Это те же мысли, которые начертала на своем знамени новая школа. Но мне возразят: ведь это слова бывшего арестанта, который не может быть беспристрастным в данном деле. Конечно; прочитайте, однако, нижеследующие прекрасные строки главного тюремного директора Принса. Вас поразит удивительное сходство взглядов этих двух писателей, занимающих столь различные положения в свете.
III
Бельгийский закон, пишет Принс, допускает одиночное заключение. Его цель – способствовать нравственному возрождению преступника, устраняя его от вредного влияния других арестантов и оставляя его лишь в обществе честных людей.
Но везде, на всем свете – это теория. Посмотрим, однако, на действительность. Повсюду предполагаемые реформаторы, которые должны служить для заключенных образцом здоровых элементов общества, суть тюремные служители, то есть, вообще говоря, преданные своему делу люди, но набранные из того же слоя общества, к которому принадлежал и осужденный; иногда это выбитые из колеи люди, не имеющие занятий, вынужденные служить за ничтожное жалованье, едва достаточное для прокормления семьи; они сами живут почти так же, как живет заключенный.
Нигде этот персонал, не оплачиваемый так, как он того заслуживает, не набирается из кого следует. К тому же число надзирателей всегда недостаточно. По теории на каждого арестанта нужно было бы иметь несколько надзирателей, преданных делу возрождения падших и неуклонно трудящихся; взамен того на 25–30 арестантов приходится один надзиратель. Эти надзиратели по необходимости успевают только заглянуть в одиночную камеру, осмотреть работу заключенных и проверить, соблюдаются ли установленные правила.
Прибавьте к этому быстрый обход наставника или священника, и вы получите все, к чему сводятся усилия к нравственному возрождению и улучшению преступников.
Госпиталь для нравственно-больных, образцовое учреждение, о котором, быть может, мечтали квакеры Говард и Дюпетье, еще очень далек от нас. Теперь у нас царят одиночное заключение и сухой формализм; а разве мыслимо, чтобы человек низшего класса мог возродиться только под влиянием одиночного заключения и дисциплины?
Одиночество, на которое осуждаем мы себя добровольно, – о, конечно, оно может возвысить душу поэта, которому опротивел весь свет и который ищет убежища в жилище идеалов.
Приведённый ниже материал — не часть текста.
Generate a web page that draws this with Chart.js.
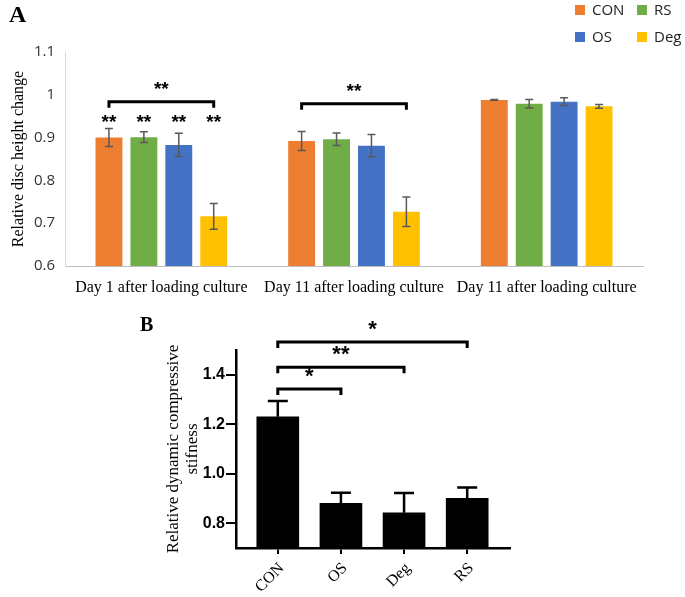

Но для несчастного преступника одиночество имеет последствием то, что он предоставляется вполне во власть своему скудному воображению и другим инстинктам и нравственно падает все ниже и ниже.
Большинству бродяг, людей, выбитых из колеи, нравственно расшатанных, наполняющих тюрьмы, недоставало порядочной среды, примеров солидной нравственной поддержки, может быть, привязанности. А в них убивают последнюю искру общественного инстинкта и мечтают заменить и общественную среду, и все, чего им недостает, кратким посещением надзирателей, набранных из подонков общества.
Разве детей, которых учат ходить, держат постоянно на помочах и внушают боязнь упасть и необходимость опираться на других?
Разве мыслимо приучить человека к общественной жизни, заключая его в одиночную камеру, то есть антитезу общественности, лишая его всякой нравственной гимнастики, регулируя до малейших деталей весь его день с утра до вечера, все его движения и даже мысли? Не значит ли это ставить его вне житейских условий и отучать его от пользования свободой, к которой его следовало бы приучать? Как, под предлогом нравственного перевоспитания, заключают в тесную камеру дюжего крестьянина, привыкшего к простору полей и тяжелой крестьянской работе; ему дают какую-нибудь ничтожную работу, совершенно недостаточную соразмерно с его физической силой; его предоставляют на попечение надзирателей, стоящих иногда ниже его по социальному положению; так держат заключенного долгие годы, и когда его тело и ум потеряли всякую гибкость, перед ним открывают тюремные ворота, чтобы выбросить его, ослабленного и безоружного в борьбе за существование. Не говорим уже о том, что всякое наказание с течением времени теряет свою тяжесть, и наступает время, когда пребывание в тюрьме, становясь привычкой, теряет всякое положительное значение.
Не надо забывать, что, конечно, в тюрьмах находятся неисправимые, испорченные рецидивисты, отбросы больших городов, которых необходимо изолировать, но также находится много преступников, ничем не отличающихся от других людей, живущих в тех же самых условиях вне тюрьмы.